Capozzi, F., & Raffelt, G. (2020). Axion and neutrino red-giant bounds updated with geometric distance determinations. Physical Review D, 102, 083007. Retrieved from https://publications.mppmu.mpg.de/?action=search&mpi=MPP-2020-106.


Cite as: https://hdl.handle.net/21.11116/0000-0008-1BD1-E
Abstract
The brightness of the tip of the red-giant branch (TRGB) allows one to constrain novel energy losses that would lead to a larger core mass at helium ignition and thus to a brighter TRGB than predicted by standard stellar models. The required absolute TRGB calibration depends on reliable distances to the observed ensembles of stars.
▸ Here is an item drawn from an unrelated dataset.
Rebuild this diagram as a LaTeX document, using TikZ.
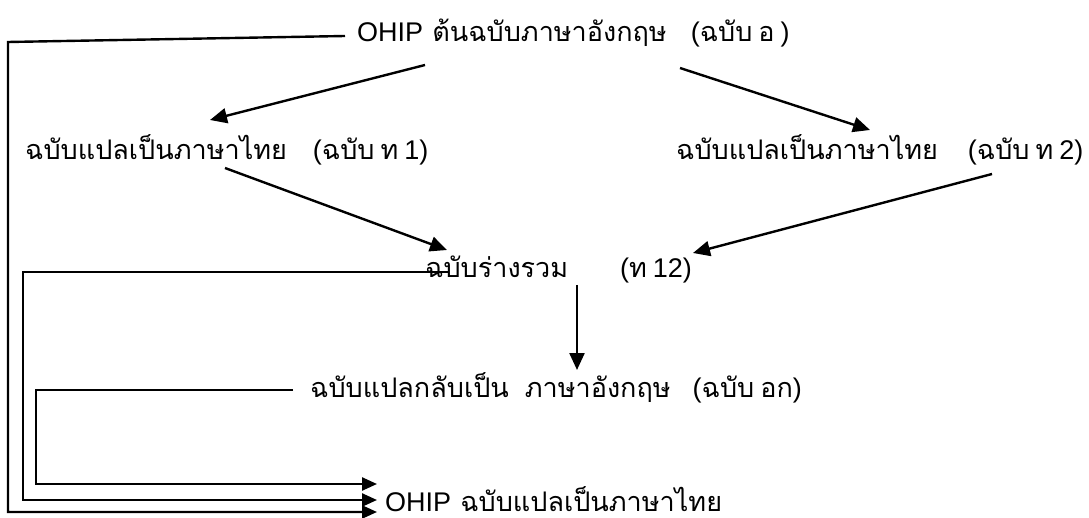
\documentclass[tikz,border=0pt]{standalone}
\usepackage{fontspec}
\setmainfont[Script=Thai]{Loma}
\newfontfamily\lat{Liberation Sans}
\usetikzlibrary{arrows.meta,calc}
\newcommand{\gapsp}{\hspace{6pt}}
\begin{document}
\begin{tikzpicture}[x=1pt,y=-1pt,
  lbl/.style={inner sep=0pt, anchor=base west, font=\fontsize{27}{29}\selectfont},
  flow/.style={line width=2.4pt, -{Triangle[length=17pt,width=15pt]}},
  rail/.style={line width=2.4pt, -{Triangle[length=15pt,width=13pt]}}]
\useasboundingbox (0,0) rectangle (1089,518);

% document versions
\node[lbl] (src) at (357,42) {{\lat OHIP} ต้นฉบับภาษาอังกฤษ\hspace{24pt}{\lat (}ฉบับ\gapsp อ\gapsp{\lat )}};
\node[lbl] (th1) at (25,160) {ฉบับแปลเป็นภาษาไทย\hspace{26pt}{\lat (}ฉบับ\gapsp ท\gapsp{\lat 1)}};
\node[lbl] (th2) at (676,160) {ฉบับแปลเป็นภาษาไทย\hspace{30pt}{\lat (}ฉบับ\gapsp ท\gapsp{\lat 2)}};
\node[lbl] (mrg) at (425,278) {ฉบับร่างรวม\hspace{52pt}{\lat (}ท\gapsp{\lat 12)}};
\node[lbl] (bk) at (310,397) {ฉบับแปลกลับเป็น\hspace{16pt}ภาษาอังกฤษ\hspace{22pt}{\lat (}ฉบับ\gapsp อก{\lat )}};
\node[lbl] (fin) at (385,511) {{\lat OHIP} ฉบับแปลเป็นภาษาไทย};

% translation flow
\draw[flow] ($(src.base west)+(68,23)$) -- ($(th1.base west)+(185,-40)$);
\draw[flow] ($(src.base west)+(323,26)$) -- ($(th2.base west)+(194,-30)$);
\draw[flow] ($(th1.base west)+(200,8)$) -- ($(mrg.base west)+(22,-28)$);
\draw[flow] ($(th2.base west)+(316,14)$) -- ($(mrg.base west)+(268,-25)$);
\draw[flow] ($(mrg.base west)+(152,7)$) -- ($(bk.base west)+(267,-27)$);

% feeds into the final Thai version
\coordinate (srcOut) at ($(src.base west)+(-12,-6)$);
\coordinate (mrgOut) at ($(mrg.base west)+(23,-6)$);
\coordinate (bkOut)  at ($(bk.base west)+(-17,-7)$);
\coordinate (finA) at ($(fin.base west)+(-8,1)$);
\coordinate (finB) at ($(fin.base west)+(-8,-11)$);
\coordinate (finC) at ($(fin.base west)+(-8,-27)$);
\coordinate (colA) at (8,42);
\coordinate (colB) at (23,0);
\coordinate (colC) at (36,0);

\draw[rail] (srcOut) -- (colA) -- (colA |- finA) -- (finA);
\draw[rail] (mrgOut) -- (colB |- mrgOut) -- (colB |- finB) -- (finB);
\draw[rail] (bkOut) -- (colC |- bkOut) -- (colC |- finC) -- (finC);
\end{tikzpicture}
\end{document}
Motivated by its role as a rung in the cosmic distance ladder, the TRGB was recently recalibrated with geometric distance determinations of the Magellanic Clouds based on detached eclipsing binaries (DEBs). Moreover, we revise previous TRGB calibrations of the galactic globular clusters M5 and $\omega$ Centauri with recent kinematical distance determinations based on Gaia DR2 data. All of these TRGB calibrations have similar uncertainties and they agree with each other and with recent dedicated stellar models. We thus find an updated constraint on the axion-electron coupling of $g_{ae}<1.6\times10^{-13}$ (95% CL) and $\mu_\nu<1.5\times10^{-12}\mu_{\rm B}$ (95% CL) on a possible neutrino dipole moment. The reduced observational errors imply that stellar evolution theory and bolometric corrections begin to dominate the overall uncertainties.